إِنَّا لَا نُوَلِّي أَمْرَنَا هَذَا مَنْ سَأَلَهُ وَلَا مَنْ حَرِصَ عَلَيْهِ
Artinya: “Sesungguhnya kami tidak akan memberikan kepemimpinan kami ini kepada seseorang yang memintanya atau berambisi terhadapnya.” (HR. Bukhari)
Hadits di atas menjelaskan bahwasnya kepemimpinan, kedudukan atau jabatan jangan diminta, jika memintanya sungguh Allah Swt tidak rela, bahkan hambanya tidak akan dibantu. Tapi kepemimpinan adalah amanah yang memiliki tanggung jawab. Oleh karena itu, pemimpin harus memiliki sifat-sifat yang sesuai dengan ajaran Islam, seperti kejujuran, integritas, amanah, dan tawakkal kepada Allah.
Terlebih lagi tahun politik, orang-orang sibuk berusaha mendapatkan simpatik agar menjadi pemimpin. Namun sungguh Islam telah mengajarkan kepada umatnya bahwasanya kedudukan dan kepemimpinan tidak hanya soal politik. Akan tetapi pemimpin dalam berbagai bidang, seperti di ruang komunitas, organisasi, kemasyarakatan maupun di keluarga.
Hal yang paling hakikat yakni tentang makna dari kepempinan itu sendiri, menurut Islam pemimpin diharapkan dapat menjalankan tugas dengan baik, bertanggung jawab dan berusaha memberikan pelayanan yang baik.
Namun, realitas menunjukkan bahwa seringkali orang yang memiliki kekuasaan dan posisi tergoda untuk menyalahgunakan kekuasaan tersebut. Sebab mereka merasa lebih kuat dan lebih unggul daripada orang lain. Ini dapat mengakibatkan penyalahgunaan kekuasaan, korupsi, dan tindakan yang tidak bermoral, yang semuanya bertentangan dengan prinsip-prinsip Islam.

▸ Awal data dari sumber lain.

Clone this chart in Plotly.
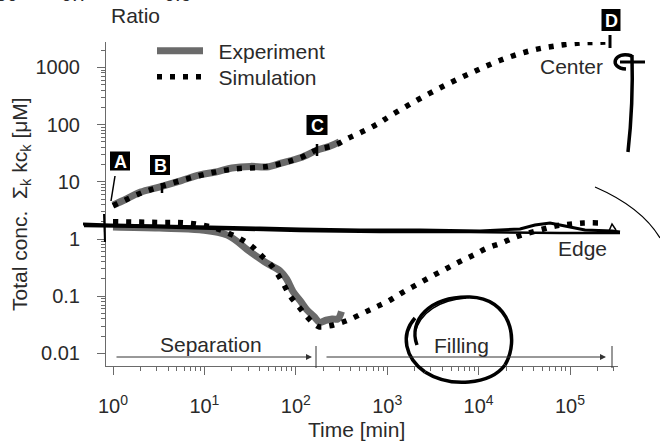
import plotly.graph_objects as go

# ---------------- data ----------------
# Center (upper curve)
center_exp_t = [1, 1.4, 2.0, 3.2, 5.6, 8.9, 14, 20, 32, 48, 71, 112, 170, 234, 300]
center_exp_v = [3.9, 5.0, 6.6, 8.1, 10.5, 13.2, 15.1, 17.4, 18.6, 18.2, 21.4, 26.3, 35.5, 41.7, 50]

center_sim_t = [1, 2.0, 3.2, 8.9, 20, 50, 112, 170, 269, 372, 525, 776, 1070, 2140, 4470,
                8710, 17000, 36300, 72400, 138000, 214000, 269000]
center_sim_v = [3.8, 6.3, 8.1, 12.9, 16.6, 18.6, 26.3, 36.3, 43.7, 57.5, 74, 102, 141, 269, 501,
                832, 1318, 1950, 2400, 2690, 2750, 2790]

# Edge (lower curve)
edge_exp_t = [1, 3.2, 8.9, 17.8, 31.6, 47.9, 67.6, 79.4, 93.3, 112, 132, 158, 182, 214, 251, 288, 316]
edge_exp_v = [1.62, 1.55, 1.45, 1.17, 0.60, 0.38, 0.275, 0.20, 0.12, 0.083, 0.058, 0.044, 0.035,
              0.038, 0.040, 0.040, 0.054]

edge_sim_t = [1, 3.16, 6.5, 12.6, 20.4, 31.6, 41.7, 56.2, 70.8, 87.1, 110, 132, 158, 182, 224, 269,
              372, 550, 759, 1070, 1480, 2140, 3090, 4370, 6170, 8710, 12300, 17800, 25100, 34700,
              50100, 70800, 100000, 141000, 204000]
edge_sim_v = [2.0, 1.95, 1.9, 1.58, 1.17, 0.79, 0.52, 0.32, 0.18, 0.10, 0.063, 0.044, 0.033, 0.029,
              0.030, 0.032, 0.038, 0.051, 0.065, 0.085, 0.117, 0.162, 0.224, 0.30, 0.40, 0.52, 0.69,
              0.85, 1.07, 1.26, 1.48, 1.70, 1.82, 1.91, 1.91]

x_tickvals = [1, 10, 100, 1000, 10000, 100000]
x_ticktext = ["10<sup>0</sup>", "10<sup>1</sup>", "10<sup>2</sup>", "10<sup>3</sup>",
              "10<sup>4</sup>", "10<sup>5</sup>"]
y_tickvals = [0.01, 0.1, 1, 10, 100, 1000]
y_ticktext = ["0.01", "0.1", "1", "10", "100", "1000"]

# ---------------- layout geometry ----------------
W, H = 660, 442
L, R, T, B = 106, 618, 42, 366
FONT = "Liberation Sans, Arial, sans-serif"
TXT = "#2a2a2a"
AX = "#6a6a6a"


def px(x):
    return (x - L) / (R - L)


def py(y):
    return (B - y) / (B - T)


def P(x, y):
    return f"{px(x):.4f},{py(y):.4f}"


def path(*pts, curve=False):
    s = "M " + P(*pts[0])
    if curve:
        rest = pts[1:]
        s += " C " + " ".join(P(*p) for p in rest)
    else:
        s += "".join(" L " + P(*p) for p in pts[1:])
    return s


GRAY = "#6a6a6a"
DOT = "5px,8px"
SP = "\u2002"

fig = go.Figure()
fig.add_trace(go.Scatter(x=center_exp_t, y=center_exp_v, mode="lines", name=SP + "Experiment",
                         line=dict(color=GRAY, width=7, shape="spline"), showlegend=True,
                         legend="legend"))
fig.add_trace(go.Scatter(x=edge_exp_t, y=edge_exp_v, mode="lines", name="Experiment",
                         line=dict(color=GRAY, width=7, shape="spline"), showlegend=False))
fig.add_trace(go.Scatter(x=center_sim_t, y=center_sim_v, mode="lines", name=SP + "Simulation",
                         line=dict(color="black", width=5.5, dash=DOT, shape="spline"), showlegend=True,
                         legend="legend2"))
fig.add_trace(go.Scatter(x=edge_sim_t, y=edge_sim_v, mode="lines", name="Simulation",
                         line=dict(color="black", width=5.5, dash=DOT, shape="spline"), showlegend=False))

minor_x = [m * 10 ** e for e in range(0, 6) for m in range(2, 10)]
minor_y = [m * 10 ** e for e in range(-2, 4) for m in range(2, 10)]

fig.update_xaxes(type="log", range=[(L - 113) / 91.4, (R - 113) / 91.4],
                 tickvals=x_tickvals, ticktext=x_ticktext, ticks="outside", ticklen=8,
                 tickcolor=AX, showline=True, linecolor=AX, linewidth=1, showgrid=False,
                 zeroline=False, ticklabelstandoff=14,
                 tickfont=dict(family=FONT, size=20, color=TXT),
                 minor=dict(tickvals=minor_x, ticks="outside", ticklen=4, tickcolor=AX, showgrid=False))
fig.update_yaxes(type="log", range=[(239 - B) / 57.2, (239 - T) / 57.2],
                 tickvals=y_tickvals, ticktext=y_ticktext, ticks="outside", ticklen=8,
                 tickcolor=AX, showline=True, linecolor=AX, linewidth=1, showgrid=False,
                 zeroline=False, ticklabelstandoff=13,
                 tickfont=dict(family=FONT, size=20, color=TXT),
                 minor=dict(tickvals=minor_y, ticks="outside", ticklen=4, tickcolor=AX, showgrid=False))

ann = []


def text(x, y, s, size=20, color=TXT, **kw):
    d = dict(x=px(x), y=py(y), xref="paper", yref="paper", text=s, showarrow=False,
             xanchor="center", yanchor="middle",
             font=dict(family=FONT, size=size, color=color))
    d.update(kw)
    ann.append(d)


text(356, 429, "Time [min]", size=21)
text(21, 204, "Total conc.  Σ<sub>k</sub> kc<sub>k</sub> [μM]", size=21, textangle=-90)
text(135, 15, "Ratio", size=21)
text(20, 7, "0.50", xanchor="right", yanchor="bottom")
text(75, 7, "0.7", yanchor="bottom")
text(178, 7, "0.9", yanchor="bottom")
text(605, 66, "Center", size=21, xanchor="right")
text(582, 249, "Edge", size=21)
text(211, 344, "Separation", size=21)
text(461, 345, "Filling", size=21)

shapes = []

for lab, x, y, w, h in [("A", 120, 161, 20, 19), ("B", 160, 165, 20, 20),
                        ("C", 317, 125, 21, 20), ("D", 611, 20, 19, 22)]:
    shapes.append(dict(type="rect", xref="paper", yref="paper", x0=px(x - w / 2), x1=px(x + w / 2),
                       y0=py(y + h / 2), y1=py(y - h / 2), fillcolor="black",
                       line=dict(width=0), layer="above"))
    text(x, y + 1, f"<b>{lab}</b>", size=18, color="white")

# arrows
for x0, x1 in [(115, 312), (325, 606)]:
    ann.append(dict(x=px(x1), y=py(357), ax=-(x1 - x0), ay=0, xref="paper", yref="paper",
                    axref="pixel", ayref="pixel", text="", showarrow=True, arrowhead=2,
                    arrowsize=1.2, arrowwidth=1, arrowcolor="#333"))


def seg(x0, y0, x1, y1, w=1, c="#333"):
    shapes.append(dict(type="line", xref="paper", yref="paper", x0=px(x0), y0=py(y0),
                       x1=px(x1), y1=py(y1), line=dict(color=c, width=w)))


seg(316, 346, 316, 368)
seg(612, 346, 612, 368)
seg(115, 176, 111, 201, w=1.5, c="black")      # A pointer
seg(162, 183, 162, 193, w=2.5, c="black")      # B tick
seg(317, 144, 317, 156, w=2.5, c="black")      # C tick
seg(610, 35, 610, 48, w=3, c="black")          # D tick


def scribble(d, w=3, c="black"):
    shapes.append(dict(type="path", xref="paper", yref="paper", path=d, layer="above",
                       line=dict(color=c, width=w)))


# hand-drawn strokes
scribble(path((83, 224), (110, 225), (160, 226), (210, 227), (260, 228), (300, 229), (360, 230),
              (420, 230), (480, 231), (520, 229), (535, 225), (550, 223), (565, 226), (585, 230),
              (612, 231), (620, 232)), w=3)
scribble(path((84, 226), (150, 227), (220, 229), (300, 231), (380, 232), (470, 232), (560, 233),
              (620, 233)), w=2.5)
scribble(path((609, 231), (612, 224), (616, 230)), w=1.5)
scribble(path((104, 214), (105, 242)), w=2)
scribble(path((632, 56), (614, 50), (608, 68), (626, 69), curve=True), w=3.5)
scribble(path((620, 62), (645, 62)), w=3)
scribble(path((632, 55), (633, 90), (631, 125), (628, 152), curve=True), w=3.5)
scribble(path((595, 187), (625, 200), (648, 218), (660, 238), curve=True), w=1.2)
scribble(path((417, 345), (408, 320), (430, 296), (470, 297), curve=True), w=3.5)
scribble(path((470, 297), (510, 298), (520, 340), (505, 365), curve=True), w=3.5)
scribble(path((505, 365), (490, 385), (450, 388), (425, 372), curve=True), w=3.5)
scribble(path((425, 372), (405, 358), (400, 335), (415, 318), curve=True), w=3.5)
scribble(path((415, 333), (420, 312), (440, 300), (466, 298), curve=True), w=1.5)

leg = dict(x=px(152), xanchor="left", yanchor="middle", bgcolor="rgba(0,0,0,0)",
           font=dict(family=FONT, size=21, color=TXT), itemwidth=46, borderwidth=0)

fig.update_layout(
    width=W, height=H, margin=dict(l=L, r=W - R, t=T, b=H - B),
    paper_bgcolor="white", plot_bgcolor="white",
    font=dict(family=FONT, size=20, color=TXT),
    legend=dict(leg, y=py(51)),
    legend2=dict(leg, y=py(77)),
    annotations=ann, shapes=shapes,
)

fig.write_html("out.html")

Agama Islam berpesan untuk tidak korupsi atau memakan harta yang bukan miliknya. Allah Swt berfirman dalam surah An-Niasa ayat 29:
يَٰٓأَيُّهَا ٱلَّذِينَ ءَامَنُوا۟ لَا تَأْكُلُوٓا۟ أَمْوَٰلَكُم بَيْنَكُم بِٱلْبَٰطِلِ إِلَّآ أَن تَكُونَ تِجَٰرَةً عَن تَرَاضٍ مِّنكُمْ ۚ وَلَا تَقْتُلُوٓا۟ أَنفُسَكُمْ ۚ إِنَّ ٱللَّهَ كَانَ بِكُمْ رَحِيمًا
Artinya: “Hai orang-orang yang beriman, janganlah kamu saling memakan harta sesamamu dengan jalan yang batil, kecuali dengan jalan perniagaan yang berlaku dengan suka sama-suka di antara kamu. Dan janganlah kamu membunuh dirimu; sesungguhnya Allah adalah Maha Penyayang kepadamu.” (QS. An-Nisa: 29)
Agama Islam memberikan garis sesunguhnya kedudukan dan kekuasaan sebagai sarana untuk melayani umat manusia dan mendekatkan diri kepada Allah Swt. Namun, ketika kekuasaan dan posisi disalahgunakan, hal ini dapat menyebabkan bahaya bagi diri sendiri dan tentunya amanah kepimpinan.
Memang bahwasanya tidak mungkin bagi manusia tidak senang dengan kepimpinan, kedudukan, kekuasaan maupun jabatan sebab manusia memiliki harapan-harapan dan keinginan. Demikianlah bahaya cinta kedudukan dan meminta kepemimpinan. Semoga bermanfaat.